I hope you can help me run this code, I am very interested in the DeepChem library.
Thanks, -Oscar
@TheStoneMX Oh I think I find where might go wrong. I don't have the codes with me right now but I will try to run the codes later today. Can you check if there is a new folder called cut
under your path for raw images? All the preprocessed images (cut_*.png
) might be stored there. If you move these into their root folder (the same folder for raw images) it might run.
@miaecle , Thanks for the response, there is a cut directory, but there is nothing there because the code never gets executed....
if os.path.join(path, 'cut_' + os.path.splitext(img_path)[0] + '.png'):
continue
**#### THIS CODE BELOW NEVER GETS EXCUTED #####**
img = cv2.imread(os.path.join(path, img_path))
edges = cv2.Canny(img, 10, 30)
coords = zip(*np.where(edges > 0))
n_p = len(coords)
coords.sort(key=lambda x: (x[0], x[1]))
center_0 = int((coords[int(0.01 * n_p)][0] + coords[int(0.99 * n_p)][0]) / 2)
coords.sort(key=lambda x: (x[1], x[0]))
center_1 = int((coords[int(0.01 * n_p)][1] + coords[int(0.99 * n_p)][1]) / 2)
edge_size = min( [center_0, img.shape[0] - center_0, center_1, img.shape[1] - center_1])
img_cut = img[(center_0 - edge_size):(center_0 + edge_size), (center_1 - edge_size):(center_1 + edge_size)]
img_cut = cv2.resize(img_cut, (512, 512))
cv2.imwrite(os.path.join(path + '/cut/', 'cut_' + os.path.splitext(img_path)[0] + '.png'),img_cut)
Thanks, Hope to get the updated code soon, so I can run the sample chapter.
-Oscar.
@miaecle ,
Why do we need to make every image a png and not leave it as a jpeg ?
Thanks, -Oscar.
@TheStoneMX So it is not a jpeg/png issue, basically we need to cut the image so that we can fit it into the network. Please see PR #8 for the quick fix, right now the data loading part should be clean. Let me know if you find any further issues.
@miaecle thanks a lot for the fix! it is working now, but there is one more thing that needs fixing.... sorry.
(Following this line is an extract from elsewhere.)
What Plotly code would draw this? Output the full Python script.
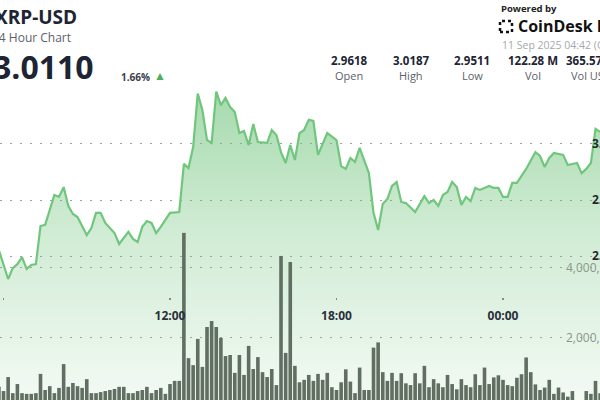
import plotly.graph_objects as go
import pandas as pd

# ---------------- data ----------------
price_times = [
    "2025-09-10 05:50", "2025-09-10 06:10", "2025-09-10 06:20", "2025-09-10 06:30", "2025-09-10 06:40",
    "2025-09-10 06:50", "2025-09-10 07:00", "2025-09-10 07:10", "2025-09-10 07:20", "2025-09-10 07:30",
    "2025-09-10 07:50", "2025-09-10 08:00", "2025-09-10 08:10", "2025-09-10 08:20", "2025-09-10 08:30",
    "2025-09-10 08:40", "2025-09-10 09:00", "2025-09-10 09:10", "2025-09-10 09:20", "2025-09-10 09:30",
    "2025-09-10 09:40", "2025-09-10 10:00", "2025-09-10 10:10", "2025-09-10 10:30", "2025-09-10 10:40",
    "2025-09-10 10:50", "2025-09-10 11:00", "2025-09-10 11:10", "2025-09-10 11:20", "2025-09-10 11:30",
    "2025-09-10 11:40", "2025-09-10 12:00", "2025-09-10 12:20", "2025-09-10 12:30", "2025-09-10 12:40",
    "2025-09-10 12:50", "2025-09-10 13:00", "2025-09-10 13:10", "2025-09-10 13:20", "2025-09-10 13:30",
    "2025-09-10 13:40", "2025-09-10 13:50", "2025-09-10 14:00", "2025-09-10 14:10", "2025-09-10 14:20",
    "2025-09-10 14:30", "2025-09-10 14:40", "2025-09-10 14:50", "2025-09-10 15:00", "2025-09-10 15:10",
    "2025-09-10 15:30", "2025-09-10 15:40", "2025-09-10 15:50", "2025-09-10 16:00", "2025-09-10 16:10",
    "2025-09-10 16:20", "2025-09-10 16:30", "2025-09-10 16:40", "2025-09-10 16:50", "2025-09-10 17:00",
    "2025-09-10 17:10", "2025-09-10 17:20", "2025-09-10 17:40", "2025-09-10 18:00", "2025-09-10 18:10",
    "2025-09-10 18:20", "2025-09-10 18:30", "2025-09-10 18:40", "2025-09-10 18:50", "2025-09-10 19:00",
    "2025-09-10 19:10", "2025-09-10 19:20", "2025-09-10 19:30", "2025-09-10 19:40", "2025-09-10 19:50",
    "2025-09-10 20:00", "2025-09-10 20:10", "2025-09-10 20:20", "2025-09-10 20:30", "2025-09-10 20:50",
    "2025-09-10 21:10", "2025-09-10 21:20", "2025-09-10 21:30", "2025-09-10 21:40", "2025-09-10 21:50",
    "2025-09-10 22:00", "2025-09-10 22:10", "2025-09-10 22:20", "2025-09-10 22:30", "2025-09-10 22:40",
    "2025-09-10 22:50", "2025-09-10 23:00", "2025-09-10 23:10", "2025-09-10 23:30", "2025-09-10 23:40",
    "2025-09-10 23:50", "2025-09-11 00:00", "2025-09-11 00:10", "2025-09-11 00:20", "2025-09-11 00:30",
    "2025-09-11 00:50", "2025-09-11 01:10", "2025-09-11 01:20", "2025-09-11 01:30", "2025-09-11 01:40",
    "2025-09-11 01:50", "2025-09-11 02:10", "2025-09-11 02:20", "2025-09-11 02:40", "2025-09-11 02:50",
    "2025-09-11 03:00", "2025-09-11 03:10", "2025-09-11 03:20", "2025-09-11 03:30",
]
price_values = [
    2.9621, 2.9518, 2.9557, 2.9571, 2.9596, 2.9554, 2.9568, 2.9571, 2.9707, 2.9711,
    2.9818, 2.9811, 2.9846, 2.9779, 2.9750, 2.9739, 2.9675, 2.9700, 2.9754, 2.9754,
    2.9718, 2.9682, 2.9643, 2.9686, 2.9661, 2.9650, 2.9704, 2.9725, 2.9718, 2.9682,
    2.9704, 2.9754, 2.9757, 2.9929, 2.9914, 2.9989, 3.0180, 3.0121, 3.0014, 3.0004,
    3.0187, 3.0139, 3.0164, 3.0132, 3.0114, 3.0039, 3.0046, 2.9996, 3.0071, 3.0007,
    3.0004, 3.0050, 3.0032, 2.9971, 2.9932, 2.9996, 2.9943, 3.0039, 3.0050, 3.0086,
    3.0082, 2.9961, 3.0039, 3.0014, 2.9921, 2.9911, 2.9950, 2.9936, 2.9986, 2.9943,
    2.9896, 2.9754, 2.9693, 2.9786, 2.9804, 2.9850, 2.9864, 2.9793, 2.9789, 2.9757,
    2.9814, 2.9789, 2.9800, 2.9779, 2.9818, 2.9829, 2.9864, 2.9846, 2.9782, 2.9811,
    2.9796, 2.9843, 2.9836, 2.9850, 2.9843, 2.9843, 2.9811, 2.9811, 2.9861, 2.9861,
    2.9911, 2.9971, 2.9957, 2.9918, 2.9950, 2.9968, 2.9961, 2.9925, 2.9932, 2.9896,
    2.9911, 2.9932, 3.0054, 3.0043,
]

volume_start = "2025-09-10 05:50"
volume_millions = [
    0.59, 0.47, 0.87, 0.41, 0.67, 0.41, 0.39, 0.39, 0.41, 0.96, 0.50, 0.61, 0.41, 0.56, 1.24,
    0.59, 0.70, 0.61, 0.56, 0.81, 0.41, 0.41, 0.44, 0.47, 0.50, 0.53, 0.59, 0.59, 0.41, 0.41,
    0.47, 0.50, 0.59, 0.41, 0.50, 0.56, 0.39,
    0.67, 0.76, 0.76, 4.99, 1.41, 1.21, 1.96, 1.16, 2.30, 2.47, 2.30, 1.99, 1.47, 1.50, 0.99,
    1.50, 0.93, 1.76, 1.10, 1.44, 1.01, 0.87, 1.10, 0.64, 4.33, 1.56, 4.16, 1.19,
    0.72, 0.79, 0.93, 0.76, 0.96, 0.79, 0.99, 0.58, 0.50, 0.72, 1.09, 0.74, 0.41, 1.14, 0.50,
    0.50, 1.71, 1.86, 1.01, 0.76, 0.99, 0.76, 0.98, 0.69, 0.64, 0.98, 0.69, 1.19, 0.58, 0.81,
    0.69, 0.58, 0.93, 0.67, 0.52, 0.81, 0.64, 0.58, 0.95, 0.64, 1.14, 0.67, 0.86, 0.92, 0.79,
    0.64, 0.61, 0.85, 0.95, 1.43, 1.01, 0.66, 0.50, 0.57, 0.79, 0.39, 0.57, 0.43, 0.31, 0.47,
    0.15, 0.15, 0.47, 0.39, 0.76, 0.41,
]
volume_times = pd.date_range(volume_start, periods=len(volume_millions), freq="10min")
volume_values = [v * 1e6 for v in volume_millions]

price_tickvals = [2.96, 2.98, 3.00]
price_ticktext = ["2.96", "2.98", "3.00"]
volume_tickvals = [2e6, 4e6]
volume_ticktext = ["2,000,000", "4,000,000"]

stat_values = ["2.9618", "3.0187", "2.9511", "122.28 M", "365.57 M"]
stat_labels = ["Open", "High", "Low", "Vol", "Vol USD"]

# ---------------- figure ----------------
FONT = "Open Sans"
DARK = "#1d2433"
W, H = 600, 400

fig = go.Figure()
fig.add_trace(go.Scatter(
    x=price_times, y=price_values, mode="lines",
    line=dict(color="rgb(112,198,124)", width=2.2),
    fill="tozeroy",
    fillgradient=dict(type="vertical",
                      colorscale=[[0, "rgba(110,195,122,0.07)"], [0.55, "rgba(110,195,122,0.32)"],
                                  [1, "rgba(110,195,122,0.62)"]],
                      start=2.905, stop=3.02),
    xaxis="x", yaxis="y", hoverinfo="skip", showlegend=False,
))
fig.add_trace(go.Bar(
    x=volume_times, y=volume_values,
    marker=dict(color="#616e62", line=dict(width=0)),
    xaxis="x", yaxis="y2", hoverinfo="skip", showlegend=False,
))

def px(x):
    return x / W

def py(y):
    return 1 - y / H

annotations = []
def add_text(text, x, y, size, color=DARK, weight="normal", xanchor="left", family=FONT):
    annotations.append(dict(text=text, x=px(x), y=py(y), xref="paper", yref="paper",
                            xanchor=xanchor, yanchor="middle", showarrow=False,
                            font=dict(family=family, size=size, color=color, weight=weight)))

add_text("XRP-USD", -7, 17, 19, weight="bold")
add_text("24 Hour Chart", -10, 38, 12, color="#5b616b")
add_text("3.0110", -9, 66, 32, weight="bold")
add_text("1.66%", 119, 77, 10, color="#3a404a", weight="bold")
add_text("▲", 152, 76, 12, color="#4caf5a")

add_text("Powered by", 499, 8, 9.5, color="#222", weight="bold")
add_text("CoinDesk Data", 516, 26, 16, color="#111", weight="bold")
add_text("11 Sep 2025 04:42 (GMT)", 500, 45, 10.5, color="#a3a8ae")

stat_centers = [349, 411, 472, 533, 591]
for v, lab, cx in zip(stat_values, stat_labels, stat_centers):
    add_text(v, cx, 61, 11.5, weight="bold", xanchor="center")
    add_text(lab, cx, 76, 11, color="#5b616b", xanchor="center")

shapes = [
    dict(type="rect", xref="paper", yref="paper", x0=px(500), x1=px(512), y0=py(32), y1=py(21),
         line=dict(color="#111", width=2.5, dash="dot"), fillcolor="rgba(0,0,0,0)"),
]

fig.update_layout(
    width=W, height=H,
    margin=dict(l=0, r=0, t=0, b=0, pad=0),
    paper_bgcolor="white", plot_bgcolor="white",
    bargap=0.22,
    annotations=annotations, shapes=shapes,
    font=dict(family=FONT),
    xaxis=dict(
        type="date", domain=[0, 1],
        range=["2025-09-10 05:52:24", "2025-09-11 03:29:42"],
        anchor="free", position=py(297),
        showgrid=False, zeroline=False, showline=False,
        ticks="outside", ticklen=2, tickwidth=1.5, tickcolor="#888",
        dtick=6 * 3600 * 1000, tick0="2025-09-10 00:00", tickformat="%H:%M",
        tickfont=dict(family=FONT, size=12, color="#2a303c", weight="bold"),
        ticklabelstandoff=6,
        automargin=False,
    ),
    yaxis=dict(
        domain=[0, 1], range=[2.9086, 3.0514],
        tickvals=price_tickvals, ticktext=price_ticktext,
        side="right", anchor="free", position=px(591),
        showgrid=True, gridcolor="#a0a0a0", gridwidth=1, griddash="2px,8px",
        zeroline=False, showline=False, ticks="",
        tickfont=dict(family=FONT, size=12, color="#222831", weight="bold"),
        automargin=False,
    ),
    yaxis2=dict(
        overlaying="y", range=[0.214e6, 11.643e6],
        tickvals=volume_tickvals, ticktext=volume_ticktext,
        side="right", anchor="free", position=px(565),
        showgrid=True, gridcolor="#a0a0a0", gridwidth=1, griddash="2px,8px",
        zeroline=False, showline=False, ticks="",
        tickfont=dict(family=FONT, size=12, color="#8d978d"),
        automargin=False,
    ),
)

fig.write_html(
    "out.html",
    config={"displayModeBar": False, "staticPlot": True},
    post_script="document.body.style.margin='0';document.body.style.overflow='hidden';",
)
I found that the code wasn't writing any images to disk.... and found the cv2.imwrite does not raise an exception when it can't find the path.
try:
cv2.imwrite(os.path.join(path + '/cut/', 'cut_' + os.path.splitext(img_path)[0] + '.png'),img_cut)
except:
logger.critical("error - cv2.imwrite")
continue
so looking at the code I found that it creates a directory cut, one level abobe train, but it tries to write to /train/cut/ cut being inside the train directory. So I created the directory manually and everything is working meaning writing png images to cut directory.
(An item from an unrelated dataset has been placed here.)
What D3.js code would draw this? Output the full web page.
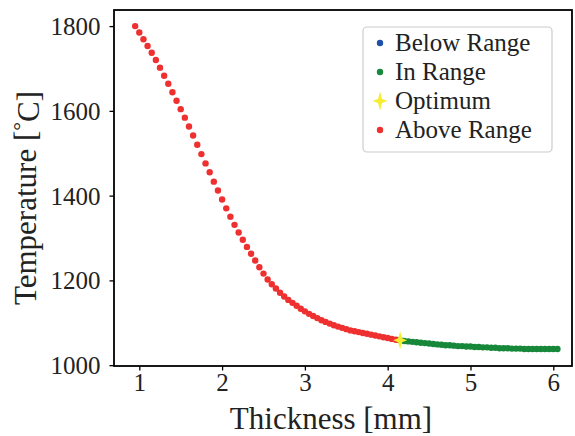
<!DOCTYPE html>
<html>
<head>
<meta charset="utf-8">
<script src="https://cdn.jsdelivr.net/npm/d3@7"></script>
<style>
  html, body { margin: 0; padding: 0; background: #fff; }
  svg { display: block; font-family: "Liberation Serif", "Times New Roman", serif; }
</style>
</head>
<body>
<div id="chart"></div>
<script>
// thickness [mm] and temperature [°C]
const thickness = [0.95, 1.00, 1.05, 1.10, 1.15, 1.20, 1.25, 1.30, 1.35, 1.40, 1.45, 1.50, 1.55, 1.60, 1.65, 1.70, 1.75, 1.80, 1.85, 1.90,
  1.95, 2.00, 2.05, 2.10, 2.15, 2.20, 2.25, 2.30, 2.35, 2.40, 2.45, 2.50, 2.55, 2.60, 2.65, 2.70, 2.75, 2.80, 2.85, 2.90,
  2.95, 3.00, 3.05, 3.10, 3.15, 3.20, 3.25, 3.30, 3.35, 3.40, 3.45, 3.50, 3.55, 3.60, 3.65, 3.70, 3.75, 3.80, 3.85, 3.90,
  3.95, 4.00, 4.05, 4.10, 4.15, 4.20, 4.25, 4.30, 4.35, 4.40, 4.45, 4.50, 4.55, 4.60, 4.65, 4.70, 4.75, 4.80, 4.85, 4.90,
  4.95, 5.00, 5.05, 5.10, 5.15, 5.20, 5.25, 5.30, 5.35, 5.40, 5.45, 5.50, 5.55, 5.60, 5.65, 5.70, 5.75, 5.80, 5.85, 5.90,
  5.95, 6.00, 6.05];
const temperature = [1800, 1785, 1769, 1753, 1737, 1720, 1702, 1683, 1664, 1644, 1624, 1604, 1584, 1563, 1542, 1520, 1498, 1476, 1455, 1433,
  1412, 1391, 1370, 1350, 1331, 1313, 1296, 1279, 1263, 1247, 1231, 1216, 1202, 1191, 1181, 1171, 1162, 1154, 1147, 1140,
  1133, 1127, 1121, 1116, 1111, 1106, 1102, 1098, 1094, 1091, 1088, 1085, 1082, 1080, 1078, 1076, 1074, 1072, 1070, 1068,
  1066, 1064, 1062, 1060, 1059, 1057, 1056, 1055, 1054, 1053, 1052, 1051, 1050, 1049, 1048, 1047, 1047, 1046, 1045, 1045,
  1044, 1044, 1043, 1043, 1042, 1042, 1041, 1041, 1040, 1040, 1040, 1039, 1039, 1039, 1038, 1038, 1038, 1038, 1038, 1038,
  1038, 1038, 1038];
const optimum = { thickness: 4.15, temperature: 1059 };
const lowLimit = 4.15; // first thickness that is in range

const xTicks = [1, 2, 3, 4, 5, 6];
const yTicks = [1000, 1200, 1400, 1600, 1800];
const legendLabels = ["Below Range", "In Range", "Optimum", "Above Range"];

const colors = { below: "#1f4fa8", in: "#17873a", opt: "#f8ec30", above: "#ee3030" };
const FONT = '"Liberation Serif", "Times New Roman", serif';

const W = 575, H = 436;
const mLeft = 114, mRight = 572, mTop = 10, mBottom = 366;

const svg = d3.select("#chart").append("svg")
    .attr("width", W)
    .attr("height", H);

const x = d3.scaleLinear().domain([0.6944, 6.226]).range([mLeft, mRight]);
const y = d3.scaleLinear().domain([998, 1838]).range([mBottom, mTop]);

const points = thickness.map((t, i) => ({ t, v: temperature[i], cls: t < lowLimit ? "above" : "in" }));

// 4-pointed star used for the optimum
function star(cx, cy, w, h) {
    const k = 2;
    return `M${cx},${cy - h}L${cx + k},${cy - k}L${cx + w},${cy}L${cx + k},${cy + k}L${cx},${cy + h}L${cx - k},${cy + k}L${cx - w},${cy}L${cx - k},${cy - k}Z`;
}

// points
svg.append("g").selectAll("circle")
    .data(points)
    .join("circle")
    .attr("cx", d => x(d.t))
    .attr("cy", d => y(d.v))
    .attr("r", 3.2)
    .attr("fill", d => colors[d.cls]);

svg.append("path")
    .attr("d", star(x(optimum.thickness), y(optimum.temperature), 7, 9))
    .attr("fill", colors.opt);

// axes
const xAxis = svg.append("g")
    .attr("transform", `translate(0,${mBottom})`)
    .call(d3.axisBottom(x).tickValues(xTicks).tickSize(4.5).tickPadding(3).tickFormat(d3.format("d")));
const yAxis = svg.append("g")
    .attr("transform", `translate(${mLeft},0)`)
    .call(d3.axisLeft(y).tickValues(yTicks).tickSize(4.5).tickPadding(9).tickFormat(d3.format("d")));

[xAxis, yAxis].forEach(a => {
    a.attr("font-family", FONT).attr("font-size", 25);
    a.select(".domain").remove();
    a.selectAll(".tick line").attr("stroke", "#000").attr("stroke-width", 1.3);
    a.selectAll(".tick text")
        .attr("fill", "#222")
        .attr("font-family", FONT)
        .attr("font-size", 25);
});
xAxis.selectAll(".tick text").attr("dy", "0.71em");
yAxis.selectAll(".tick text").attr("dy", "0.34em");

svg.append("rect")
    .attr("x", mLeft).attr("y", mTop)
    .attr("width", mRight - mLeft).attr("height", mBottom - mTop)
    .attr("fill", "none")
    .attr("stroke", "#000")
    .attr("stroke-width", 1.8);

// axis labels
svg.append("text")
    .attr("x", 331).attr("y", 429)
    .attr("text-anchor", "middle")
    .attr("fill", "#222")
    .attr("font-family", FONT)
    .attr("font-size", 31)
    .text("Thickness [mm]");

const yl = svg.append("text")
    .attr("transform", "translate(36,198) rotate(-90)")
    .attr("text-anchor", "middle")
    .attr("fill", "#222")
    .attr("font-family", FONT)
    .attr("font-size", 31);
yl.append("tspan").text("Temperature [");
yl.append("tspan").attr("dy", "-0.35em").attr("font-size", 22).text("°");
yl.append("tspan").attr("dy", "0.35em").text("C]");

// legend
const lg = svg.append("g");
lg.append("rect")
    .attr("x", 363).attr("y", 27)
    .attr("width", 189).attr("height", 125)
    .attr("rx", 4)
    .attr("fill", "#fff")
    .attr("fill-opacity", 0.8)
    .attr("stroke", "#cccccc")
    .attr("stroke-width", 1.2);

const keys = ["below", "in", "opt", "above"];
const rowY = d3.scalePoint().domain(legendLabels).range([43, 130]);
legendLabels.forEach((lab, i) => {
    const cy = rowY(lab);
    if (keys[i] === "opt") {
        lg.append("path").attr("d", star(380, cy, 7.5, 9.5)).attr("fill", colors.opt);
    } else {
        lg.append("circle").attr("cx", 380).attr("cy", cy).attr("r", 3.2).attr("fill", colors[keys[i]]);
    }
    lg.append("text")
        .attr("x", 395).attr("y", cy)
        .attr("dy", "0.33em")
        .attr("fill", "#222")
        .attr("font-family", FONT)
        .attr("font-size", 25)
        .text(lab);
});
</script>
</body>
</html>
So it is not a jpeg/png issue
I never said it was a jpeg/ png issue....
The questions are why do you need to feed the network png's and not just jpeg's ..... because the way it is being done, it takes about 4 days to write 35 thousand images to disk, it has been 12 hours since I started and I have only written 2764 images to disk.... and I have x299 board with X9960 processor with SSD disk....
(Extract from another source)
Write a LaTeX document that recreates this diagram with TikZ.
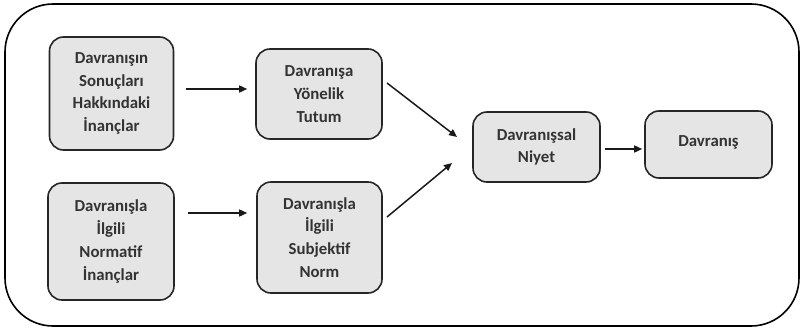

I can't imagine how low it will take someone with the less fast computer and a regular hard drive. unless I am missing something here.
Thanks for your great support! I will make sure I mention it on amazon review of the book.
@TheStoneMX I see what you mean, thanks for the feedback! I will try optimize the pipeline to accelerate the preprocessing step.